Jednocześnie Putin przyznaje, że sytuacja nie jest opanowana:
„Jest dla nas oczywiste, że wróg będzie w dalszym ciągu podejmował próby destabilizacji sytuacji w strefie przygranicznej, aby wstrząsnąć wewnętrzną sytuacją polityczną w naszym kraju”. „Federalna Służba Bezpieczeństwa wraz z Rosyjską Gwardią Narodową muszą więc zapewnić reżim operacji antyterrorystycznej i skuteczną walkę z wrogimi grupami dywersyjnymi i rozpoznawczymi”. „Wydziały cywilne mają obowiązek zapewnić siłom bezpieczeństwa wszystko, co niezbędne”. A oprócz tego muszą „skupić się na głównym zadaniu, czyli wspieraniu naszych ludzi, którzy potrzebują pomocy i ochrony”
„Główne zadanie stoi oczywiście przed Ministerstwem Obrony: wyprzeć, wypędzić wroga z naszych terytoriów i wspólnie ze służbą graniczną zapewnić niezawodną osłonę granicy państwowej”
Z obwodu kurskiego uciekło już 121 tys. osób. Zaczęła się tez ewakuacja w obwodzie biełgorodzkim. Tam ewakuowane jest przygraniczne miasteczko Szebiekino. Gubernatorzy obu obwodów meldowali też Putinowi na tej telekonferencji, że nie wiadomo dokładnie, gdzie jest wróg, bo nie ma tu wyraźnej linii frontu. Putin zareagował ostrzeżeniem, że może być gorzej:
„Jeśli dzisiaj w obwodzie briańskim [kolejnym obwodzie przygranicznym — red.] jest stosunkowo spokojnie, nie oznacza to, że jutro też tak będzie. Proszę, abyście wraz ze służbami bezpieczeństwa i kwaterą główną, potraktowali tę sprawę z najwyższą uwagą.
Putin wykorzystuje atak na Kursk do wycofania się z rozmów pokojowych. Jak pisaliśmy wcześniej w OKO.press, Putin nie jest w stanie takich negocjacji prowadzić, bo zatrzymanie machiny wojennej jest już zbyt niebezpieczne dla jego ekipy.
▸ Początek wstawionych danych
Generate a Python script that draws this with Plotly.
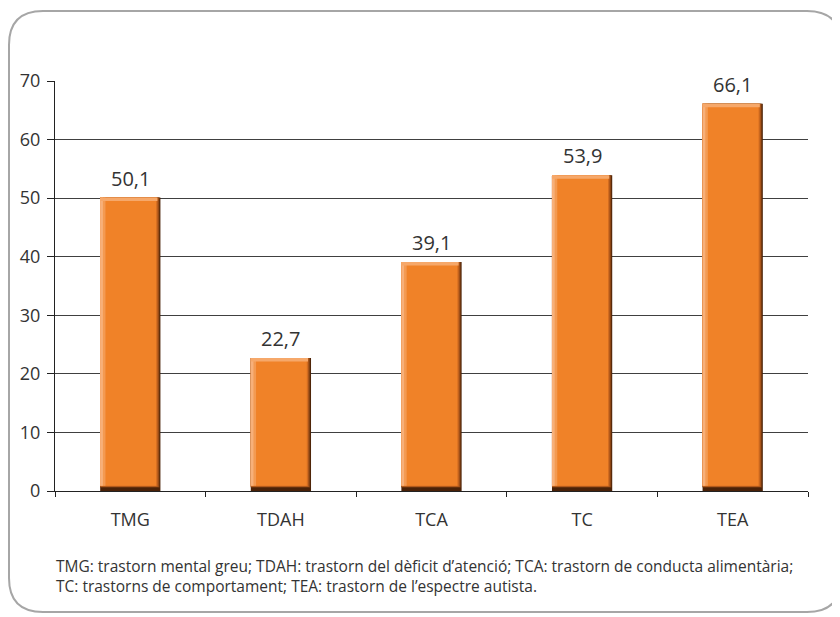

Dopóki przed miesiącem Ukraina nie ogłosiła gotowości do rozmów, Putin tłumaczył wojnę tym, że nie ma z kim o pokoju rozmawiać — choć bardzo by chciał. Teraz ogłosił, że to on z Ukrainą rozmawiać nie zamierza:
„Wygląda na to, że wróg stara się w przyszłości poprawić swoje pozycje negocjacyjne, ale o jakich negocjacjach w ogóle można mówić z ludźmi, którzy bezkrytycznie atakują ludność cywilną, infrastrukturę cywilną lub próbują stworzyć zagrożenie dla obiektów energetyki jądrowej?”. "Teraz jest jasne, dlaczego reżim w Kijowie odrzucił nasze propozycje powrotu do pokojowego planu rozwiązania (konfliktu), a także propozycje zainteresowanych i neutralnych mediatorów [Chin i Węgier]. Najwyraźniej wróg realizuje wolę swych zachodnich władców”.
Putin tłumaczy więc swoje problemy tradycyjne: tym, że napadł go cały Zachód. A raczej — że nie pozwolił mu rozprawić się z Ukrainą, więc wszystko jest teraz winą Zachodu.